◆ **EXERCISE TASK**
Restate the material word for word and leave out anything that is a picture.

◆ **INFORMATION PROVIDED**
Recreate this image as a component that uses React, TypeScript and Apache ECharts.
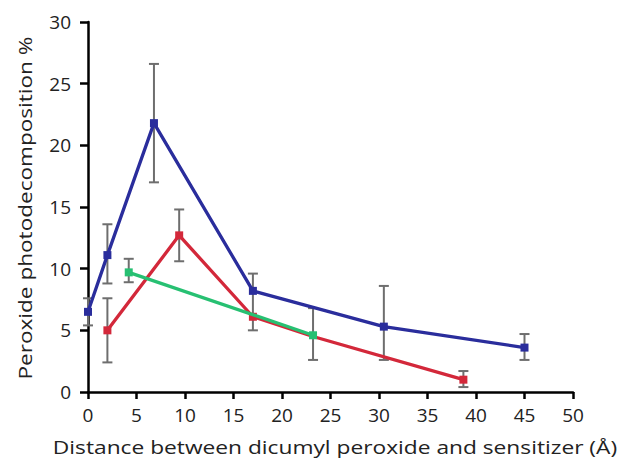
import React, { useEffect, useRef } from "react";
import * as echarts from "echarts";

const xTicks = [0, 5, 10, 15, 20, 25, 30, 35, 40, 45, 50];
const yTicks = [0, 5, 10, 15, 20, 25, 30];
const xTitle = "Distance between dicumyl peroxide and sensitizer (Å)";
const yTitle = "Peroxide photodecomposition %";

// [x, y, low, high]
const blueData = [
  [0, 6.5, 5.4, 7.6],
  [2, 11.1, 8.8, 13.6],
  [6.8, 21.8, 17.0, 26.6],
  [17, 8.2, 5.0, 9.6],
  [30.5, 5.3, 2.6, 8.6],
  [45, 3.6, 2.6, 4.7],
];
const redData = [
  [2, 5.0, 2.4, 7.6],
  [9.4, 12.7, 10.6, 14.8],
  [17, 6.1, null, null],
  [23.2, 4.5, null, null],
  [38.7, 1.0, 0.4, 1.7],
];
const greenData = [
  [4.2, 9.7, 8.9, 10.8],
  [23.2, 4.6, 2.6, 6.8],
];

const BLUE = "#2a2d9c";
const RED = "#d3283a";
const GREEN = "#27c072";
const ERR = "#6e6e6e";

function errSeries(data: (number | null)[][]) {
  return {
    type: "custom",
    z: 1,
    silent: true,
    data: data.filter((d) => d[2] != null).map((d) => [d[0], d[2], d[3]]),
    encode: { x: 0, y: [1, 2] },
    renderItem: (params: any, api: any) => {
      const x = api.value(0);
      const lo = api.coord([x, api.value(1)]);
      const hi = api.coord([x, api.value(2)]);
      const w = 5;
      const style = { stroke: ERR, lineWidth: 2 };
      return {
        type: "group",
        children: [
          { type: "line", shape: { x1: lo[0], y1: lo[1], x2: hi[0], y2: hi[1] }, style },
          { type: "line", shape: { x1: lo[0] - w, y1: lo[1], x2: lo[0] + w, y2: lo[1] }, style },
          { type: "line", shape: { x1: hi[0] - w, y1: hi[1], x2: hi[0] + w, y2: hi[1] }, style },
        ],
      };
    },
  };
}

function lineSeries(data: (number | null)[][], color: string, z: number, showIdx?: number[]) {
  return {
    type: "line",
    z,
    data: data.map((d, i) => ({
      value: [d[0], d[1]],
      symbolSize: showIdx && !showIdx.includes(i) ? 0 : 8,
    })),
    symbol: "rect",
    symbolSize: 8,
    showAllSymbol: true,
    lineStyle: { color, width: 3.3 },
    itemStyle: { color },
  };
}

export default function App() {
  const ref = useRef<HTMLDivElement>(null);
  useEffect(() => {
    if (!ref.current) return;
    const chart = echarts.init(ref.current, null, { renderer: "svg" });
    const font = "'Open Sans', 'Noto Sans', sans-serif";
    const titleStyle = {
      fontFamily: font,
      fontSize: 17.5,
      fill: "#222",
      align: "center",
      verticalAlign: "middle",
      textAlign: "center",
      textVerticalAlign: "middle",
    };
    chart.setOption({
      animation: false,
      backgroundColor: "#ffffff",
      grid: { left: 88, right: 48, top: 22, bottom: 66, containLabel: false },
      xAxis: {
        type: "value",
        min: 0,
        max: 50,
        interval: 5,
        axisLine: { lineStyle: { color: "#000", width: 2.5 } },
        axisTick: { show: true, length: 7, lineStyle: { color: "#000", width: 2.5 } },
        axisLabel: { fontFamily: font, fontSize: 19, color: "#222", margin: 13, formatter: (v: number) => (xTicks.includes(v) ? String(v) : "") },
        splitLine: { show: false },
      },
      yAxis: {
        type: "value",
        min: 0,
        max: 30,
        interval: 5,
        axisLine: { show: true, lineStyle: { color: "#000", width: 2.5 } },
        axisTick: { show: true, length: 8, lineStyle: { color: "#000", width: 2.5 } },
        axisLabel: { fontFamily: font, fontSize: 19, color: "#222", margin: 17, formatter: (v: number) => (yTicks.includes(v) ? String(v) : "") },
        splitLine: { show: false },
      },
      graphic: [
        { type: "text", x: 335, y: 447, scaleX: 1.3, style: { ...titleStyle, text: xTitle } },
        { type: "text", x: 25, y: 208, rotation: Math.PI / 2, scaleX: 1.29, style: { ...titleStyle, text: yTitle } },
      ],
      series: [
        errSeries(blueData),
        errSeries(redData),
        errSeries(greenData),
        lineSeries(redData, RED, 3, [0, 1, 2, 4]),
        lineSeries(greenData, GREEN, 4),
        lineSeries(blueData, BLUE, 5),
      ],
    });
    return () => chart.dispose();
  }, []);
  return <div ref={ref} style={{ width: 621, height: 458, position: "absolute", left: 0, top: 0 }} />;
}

◆ **ANSWER FOR THE TASK**
Recreate this image as a component that uses React, TypeScript and Apache ECharts.
import React, { useEffect, useRef } from "react";
import * as echarts from "echarts";

const xTicks = [0, 5, 10, 15, 20, 25, 30, 35, 40, 45, 50];
const yTicks = [0, 5, 10, 15, 20, 25, 30];
const xTitle = "Distance between dicumyl peroxide and sensitizer (Å)";
const yTitle = "Peroxide photodecomposition %";

// [x, y, low, high]
const blueData = [
  [0, 6.5, 5.4, 7.6],
  [2, 11.1, 8.8, 13.6],
  [6.8, 21.8, 17.0, 26.6],
  [17, 8.2, 5.0, 9.6],
  [30.5, 5.3, 2.6, 8.6],
  [45, 3.6, 2.6, 4.7],
];
const redData = [
  [2, 5.0, 2.4, 7.6],
  [9.4, 12.7, 10.6, 14.8],
  [17, 6.1, null, null],
  [23.2, 4.5, null, null],
  [38.7, 1.0, 0.4, 1.7],
];
const greenData = [
  [4.2, 9.7, 8.9, 10.8],
  [23.2, 4.6, 2.6, 6.8],
];

const BLUE = "#2a2d9c";
const RED = "#d3283a";
const GREEN = "#27c072";
const ERR = "#6e6e6e";

function errSeries(data: (number | null)[][]) {
  return {
    type: "custom",
    z: 1,
    silent: true,
    data: data.filter((d) => d[2] != null).map((d) => [d[0], d[2], d[3]]),
    encode: { x: 0, y: [1, 2] },
    renderItem: (params: any, api: any) => {
      const x = api.value(0);
      const lo = api.coord([x, api.value(1)]);
      const hi = api.coord([x, api.value(2)]);
      const w = 5;
      const style = { stroke: ERR, lineWidth: 2 };
      return {
        type: "group",
        children: [
          { type: "line", shape: { x1: lo[0], y1: lo[1], x2: hi[0], y2: hi[1] }, style },
          { type: "line", shape: { x1: lo[0] - w, y1: lo[1], x2: lo[0] + w, y2: lo[1] }, style },
          { type: "line", shape: { x1: hi[0] - w, y1: hi[1], x2: hi[0] + w, y2: hi[1] }, style },
        ],
      };
    },
  };
}

function lineSeries(data: (number | null)[][], color: string, z: number, showIdx?: number[]) {
  return {
    type: "line",
    z,
    data: data.map((d, i) => ({
      value: [d[0], d[1]],
      symbolSize: showIdx && !showIdx.includes(i) ? 0 : 8,
    })),
    symbol: "rect",
    symbolSize: 8,
    showAllSymbol: true,
    lineStyle: { color, width: 3.3 },
    itemStyle: { color },
  };
}

export default function App() {
  const ref = useRef<HTMLDivElement>(null);
  useEffect(() => {
    if (!ref.current) return;
    const chart = echarts.init(ref.current, null, { renderer: "svg" });
    const font = "'Open Sans', 'Noto Sans', sans-serif";
    const titleStyle = {
      fontFamily: font,
      fontSize: 17.5,
      fill: "#222",
      align: "center",
      verticalAlign: "middle",
      textAlign: "center",
      textVerticalAlign: "middle",
    };
    chart.setOption({
      animation: false,
      backgroundColor: "#ffffff",
      grid: { left: 88, right: 48, top: 22, bottom: 66, containLabel: false },
      xAxis: {
        type: "value",
        min: 0,
        max: 50,
        interval: 5,
        axisLine: { lineStyle: { color: "#000", width: 2.5 } },
        axisTick: { show: true, length: 7, lineStyle: { color: "#000", width: 2.5 } },
        axisLabel: { fontFamily: font, fontSize: 19, color: "#222", margin: 13, formatter: (v: number) => (xTicks.includes(v) ? String(v) : "") },
        splitLine: { show: false },
      },
      yAxis: {
        type: "value",
        min: 0,
        max: 30,
        interval: 5,
        axisLine: { show: true, lineStyle: { color: "#000", width: 2.5 } },
        axisTick: { show: true, length: 8, lineStyle: { color: "#000", width: 2.5 } },
        axisLabel: { fontFamily: font, fontSize: 19, color: "#222", margin: 17, formatter: (v: number) => (yTicks.includes(v) ? String(v) : "") },
        splitLine: { show: false },
      },
      graphic: [
        { type: "text", x: 335, y: 447, scaleX: 1.3, style: { ...titleStyle, text: xTitle } },
        { type: "text", x: 25, y: 208, rotation: Math.PI / 2, scaleX: 1.29, style: { ...titleStyle, text: yTitle } },
      ],
      series: [
        errSeries(blueData),
        errSeries(redData),
        errSeries(greenData),
        lineSeries(redData, RED, 3, [0, 1, 2, 4]),
        lineSeries(greenData, GREEN, 4),
        lineSeries(blueData, BLUE, 5),
      ],
    });
    return () => chart.dispose();
  }, []);
  return <div ref={ref} style={{ width: 621, height: 458, position: "absolute", left: 0, top: 0 }} />;
}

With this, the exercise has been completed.